Das Wetter in den Blue Mountains war stets sehr wechselhaft. Es schwankte zwischen Temperaturen über 40 Grad, bei denen die Sohlen der Kletterschuhe brannten, sobald man den Fels berührte und Tagen, an denen es durchgehend bewölkt und regnerisch war.
Die Nähe zu Sydney lässt die Blue Mountains oft sehr voll werden. Aber wenn man das Auto nur lange genug über Schlagloch-Schotterpisten schickt, findet man auch Gebiete, in denen man alleine klettern kann. In den Blue Mountains konnten wir auch ein Rätsel lösen, dass uns seit den Grampians beschäftigte: Oft sieht man an australischen Sportkletterfelsen Schrauben ohne Ringe an der Wand. Um sich an diesen sogenannten „Carrot Bolts“ zu sichern, benötigt man noch Ringplatten, die man über die Schrauben hängt – ein eigenartige Sicherungspraxis.
Allein im Cocoparra
Der Cocoparra Nationalpark ist ein kleiner relativ unbedeutender Nationalpark im Landesinneren von „New-South-Wales“. Wenn man in der Region unterwegs ist, fällt er jedoch ins Auge.
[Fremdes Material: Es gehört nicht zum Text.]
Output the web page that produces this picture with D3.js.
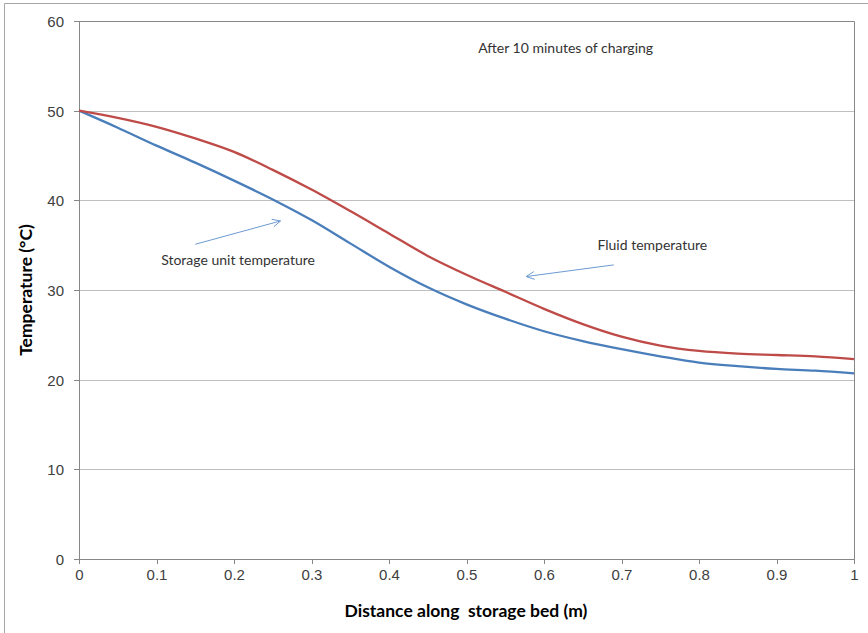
<!DOCTYPE html>
<html>
<head>
<meta charset="utf-8">
<title>Temperature along storage bed</title>
<style>
  body { margin: 0; background: #fff; }
  svg { font-family: Lato, "Open Sans", sans-serif; display: block; }
  .grid line { stroke: #bfbfbf; stroke-width: 1; shape-rendering: crispEdges; }
  .grid path { stroke: none; }
  .axis path, .axis line { stroke: #878787; shape-rendering: crispEdges; }
  .axis text { fill: #404040; font-size: 15px; }
  .note { fill: #333; font-size: 14px; }
</style>
</head>
<body>
<svg width="868" height="633"></svg>
<script src="https://d3js.org/d3.v7.min.js"></script>
<script>
// distance along storage bed (m)
var distance = [0, 0.05, 0.1, 0.15, 0.2, 0.25, 0.3, 0.35, 0.4, 0.45, 0.5, 0.55, 0.6, 0.65, 0.7, 0.75, 0.8, 0.85, 0.9, 0.95, 1];
// temperatures (°C)
var fluidTemp   = [50, 49.2, 48.2, 46.9, 45.4, 43.4, 41.2, 38.8, 36.3, 33.8, 31.7, 29.8, 27.9, 26.2, 24.8, 23.8, 23.2, 22.9, 22.75, 22.6, 22.3];
var storageTemp = [50, 48.1, 46.1, 44.2, 42.2, 40.1, 37.8, 35.2, 32.6, 30.3, 28.4, 26.8, 25.4, 24.3, 23.4, 22.6, 21.9, 21.5, 21.2, 21.0, 20.7];
var xTicks = [0, 0.1, 0.2, 0.3, 0.4, 0.5, 0.6, 0.7, 0.8, 0.9, 1];
var yTicks = [0, 10, 20, 30, 40, 50, 60];

var svg = d3.select("svg"),
    margin = {top: 21, right: 14, bottom: 74, left: 79},
    width = +svg.attr("width") - margin.left - margin.right,
    height = +svg.attr("height") - margin.top - margin.bottom;

// outer chart frame
svg.append("path")
  .attr("d", "M4.5,633V3.5H868")
  .attr("fill", "none")
  .attr("stroke", "#a6a6a6");

var g = svg.append("g").attr("transform", "translate(" + margin.left + "," + margin.top + ")");

var x = d3.scaleLinear().domain([0, 1]).range([0, width]);
var y = d3.scaleLinear().domain([0, 60]).range([height, 0]);

g.append("g")
  .attr("class", "grid")
  .call(d3.axisLeft(y).tickValues(yTicks).tickSize(-width).tickFormat(""));

// plot border on top and right
g.append("path")
  .attr("d", "M0," + 0.5 + "H" + (width + 0.5) + "V" + height)
  .attr("fill", "none")
  .attr("stroke", "#878787");

g.append("g")
  .attr("class", "axis")
  .attr("transform", "translate(0," + height + ")")
  .call(d3.axisBottom(x).tickValues(xTicks).tickSize(5).tickSizeOuter(0).tickPadding(5).tickFormat(d3.format("")))
  .call(function(a) { a.select(".domain").attr("d", "M0,0.5H" + width); });

g.append("g")
  .attr("class", "axis")
  .call(d3.axisLeft(y).tickValues(yTicks).tickSize(5).tickSizeOuter(0).tickPadding(10))
  .call(function(a) { a.selectAll("text").attr("dy", "0.36em"); });

var line = function(vals) {
  return d3.line()
    .x(function(d, i) { return x(distance[i]); })
    .y(function(d) { return y(d); })
    .curve(d3.curveCatmullRom.alpha(0.5))(vals);
};

g.append("path").attr("d", line(storageTemp))
  .attr("fill", "none").attr("stroke", "#4a7ebb").attr("stroke-width", 2.3);
g.append("path").attr("d", line(fluidTemp))
  .attr("fill", "none").attr("stroke", "#be4b48").attr("stroke-width", 2.3);

// annotations
g.append("text").attr("class", "note")
  .attr("x", x(0.515)).attr("y", y(56.4))
  .text("After 10 minutes of charging");

g.append("text").attr("class", "note")
  .attr("x", x(0.106)).attr("y", y(32.8))
  .text("Storage unit temperature");

g.append("text").attr("class", "note")
  .attr("x", x(0.669)).attr("y", y(34.45))
  .text("Fluid temperature");

function arrow(x1, y1, x2, y2) {
  var px1 = x(x1), py1 = y(y1), px2 = x(x2), py2 = y(y2);
  var ang = Math.atan2(py2 - py1, px2 - px1), L = 9, w = 0.45;
  g.append("line")
    .attr("x1", px1).attr("y1", py1).attr("x2", px2).attr("y2", py2)
    .attr("stroke", "#6d9ad2").attr("stroke-width", 1);
  g.append("path")
    .attr("d", "M" + (px2 - L * Math.cos(ang - w)) + "," + (py2 - L * Math.sin(ang - w)) +
               "L" + px2 + "," + py2 +
               "L" + (px2 - L * Math.cos(ang + w)) + "," + (py2 - L * Math.sin(ang + w)))
    .attr("fill", "none").attr("stroke", "#6d9ad2").attr("stroke-width", 1);
}
arrow(0.15, 35.1, 0.26, 37.7);
arrow(0.69, 32.8, 0.577, 31.5);

svg.append("text")
  .attr("x", 466).attr("y", 617)
  .attr("text-anchor", "middle")
  .attr("font-weight", "bold").attr("font-size", "17.5px").attr("fill", "#000")
  .text("Distance along  storage bed (m)")
  .style("white-space", "pre");

svg.append("text")
  .attr("transform", "translate(32,290) rotate(-90)")
  .attr("text-anchor", "middle")
  .attr("font-weight", "bold").attr("font-size", "17.5px").attr("fill", "#000")
  .text("Temperature (°C)");
</script>
</body>
</html>
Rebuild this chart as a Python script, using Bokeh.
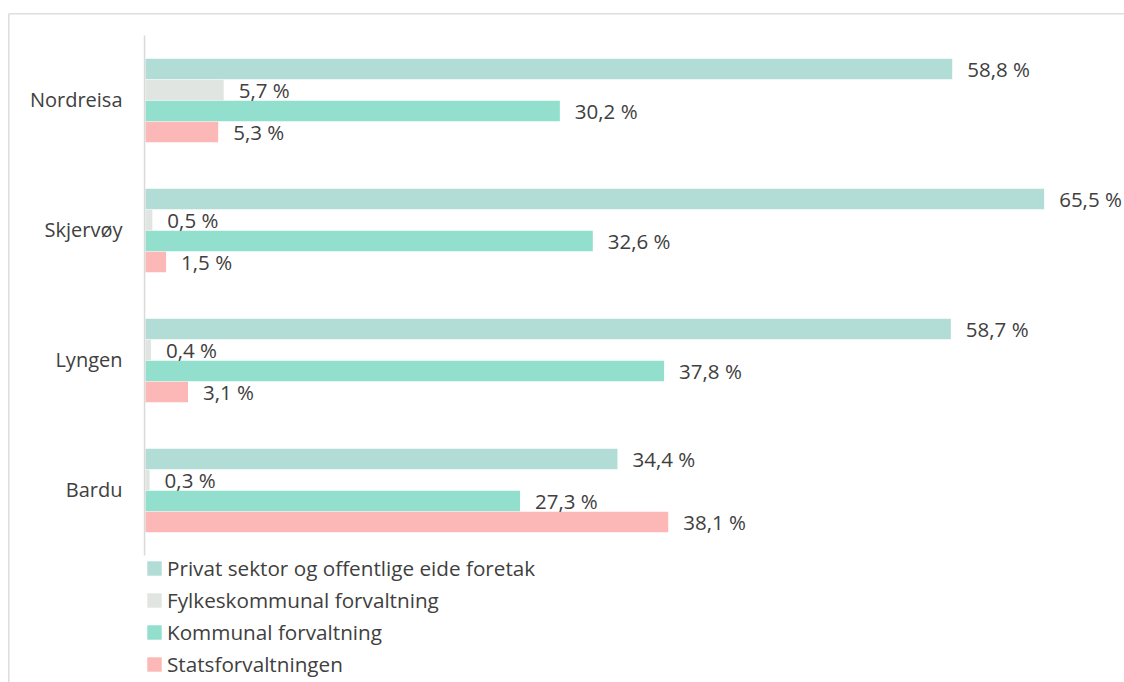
from bokeh.plotting import figure
from bokeh.models import ColumnDataSource, Range1d, Legend, LegendItem
from bokeh.core.properties import value
from bokeh.embed import file_html
from bokeh.resources import INLINE

# ---- data ----
cities = ["Nordreisa", "Skjervøy", "Lyngen", "Bardu"]
series = ["Privat sektor og offentlige eide foretak",
          "Fylkeskommunal forvaltning",
          "Kommunal forvaltning",
          "Statsforvaltningen"]
privat = [58.8, 65.5, 58.7, 34.4]
fylkes = [5.7, 0.5, 0.4, 0.3]
kommunal = [30.2, 32.6, 37.8, 27.3]
stats = [5.3, 1.5, 3.1, 38.1]
values_by_series = [privat, fylkes, kommunal, stats]
colors = ["#b2ddd6", "#e0e5e1", "#91dfcc", "#fcb8b6"]

# ---- layout constants ----
W, H = 1124, 682
PX_X = 13.72          # px per percent
PX_Y = 21.0           # px per bar slot
GROUP_STEP = 130.0 / PX_Y
AXIS_PX = 145.0       # x=0 position from figure left
TOP_CENTER_PX = 68.5  # centre of first bar from figure top
TEXT = "#404040"
FONT = "Open Sans"
GRID = "#d9d9d9"

x_start = -AXIS_PX / PX_X
x_end = (W - AXIS_PX) / PX_X
y_end = TOP_CENTER_PX / PX_Y
y_start = y_end - H / PX_Y

def ypos(g, k):
    return -(g * GROUP_STEP + k)

p = figure(width=W, height=H, output_backend="svg", toolbar_location=None,
           x_range=Range1d(x_start, x_end), y_range=Range1d(y_start, y_end),
           x_axis_type=None, y_axis_type=None, min_border=0,
           tools="")
p.grid.visible = False
p.outline_line_color = None
p.background_fill_color = "white"
p.border_fill_color = "white"

# outer chart-area border (top and left)
top_border_y = y_end - 13.2 / PX_Y
left_border_x = x_start + 8.3 / PX_X
p.segment(x0=[left_border_x], y0=[top_border_y], x1=[x_end], y1=[top_border_y],
          line_color="#dedede", line_width=1.6)
p.segment(x0=[left_border_x], y0=[top_border_y], x1=[left_border_x], y1=[y_start],
          line_color="#dedede", line_width=1.6)

# bars
renderers = []
label_x, label_y, label_t = [], [], []
for k, (name, vals, col) in enumerate(zip(series, values_by_series, colors)):
    ys = [ypos(g, k) for g in range(len(cities))]
    src = ColumnDataSource(dict(y=ys, right=vals))
    r = p.hbar(y="y", left=0, right="right", height=0.98, source=src,
               fill_color=col, line_color=None)
    renderers.append(r)
    for v, yy in zip(vals, ys):
        label_x.append(v)
        label_y.append(yy)
        label_t.append(f"{v:.1f}".replace(".", ",") + " %")

# vertical axis line
half_pad = 0.5 + (GROUP_STEP - 4) / 2
axis_top = ypos(0, 0) + half_pad
axis_bot = ypos(len(cities) - 1, 3) - half_pad
p.segment(x0=[-0.07], y0=[axis_top], x1=[-0.07], y1=[axis_bot],
          line_color=GRID, line_width=1.5)

# value labels
p.text(x=label_x, y=label_y, text=label_t, x_offset=15, y_offset=0,
       text_align="left", text_baseline="middle",
       text_font=value(FONT), text_font_size="20.5px", text_color=TEXT)

# category labels
cat_y = [ypos(g, 1.5) for g in range(len(cities))]
p.text(x=[0] * len(cities), y=cat_y, text=cities, x_offset=-23, y_offset=-1,
       text_align="right", text_baseline="middle",
       text_font=value(FONT), text_font_size="20px", text_color=TEXT)

legend = Legend(items=[LegendItem(label=n, renderers=[r]) for n, r in zip(series, renderers)],
                location=(145, 4), orientation="vertical",
                glyph_width=18, glyph_height=18, label_standoff=4,
                padding=0, margin=0, spacing=4, label_height=20,
                label_text_font=FONT, label_text_font_size="20.7px",
                label_text_color=TEXT, border_line_color=None,
                background_fill_alpha=0)
p.add_layout(legend)

open("out.html", "w").write(file_html(p, INLINE))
Er stellt die einzige Erhebung der Umgebung dar. Ich war zufällig in der Nähe zum Arbeiten, und im Anschluss plante ich dort einige Tage zu verbringen. Da Rike noch in Neuseeland verweilte, fuhr ich alleine los. über eine Strasse, die in Deutschland niemand ohne Geländewagen fahren würde, kam ich ins Innere des Cocoparra und war positiv überrascht: Eine schöne Sandstein-Kette grüsste vom Gipfel der Hügel hinab. Am nächsten Tag packte ich das Kletterzeug in den Rucksack und fand nach einigem Suchen auch Felsen, die man beklettern konnte. Es gab zwar keine Haken, Abseilösen oder sonstiges. Normalerweise klettert hier keiner – Normalerweise ist hier keiner. In den vier Tagen, die ich im Cocoparra war, habe ich keinen einzigen Menschen gesehen. Die Selbstsicherung, bestehend aus Gigri und einem am Baum fixierten Seilende gab mir zumindest psychologische Unterstützung. Aber natürlich kletterte ich keine spektakulaeren Routen: Hauptsächlich Kamine, nicht sehr hoch und in den untersten Schwierigkeitsgraden. Aber trotzdem hatte ich verdammt viel Spass in diesen Tagen. Besonders in Erinnerung geblieben ist mir ein Weg, den ich Falkenklo taufte: Ein enger etwa 15 Meter langer Kamin, der im Ausstiegsbereich deutliche Spuren der vergangenen Falken-Brutzeit aufweisst.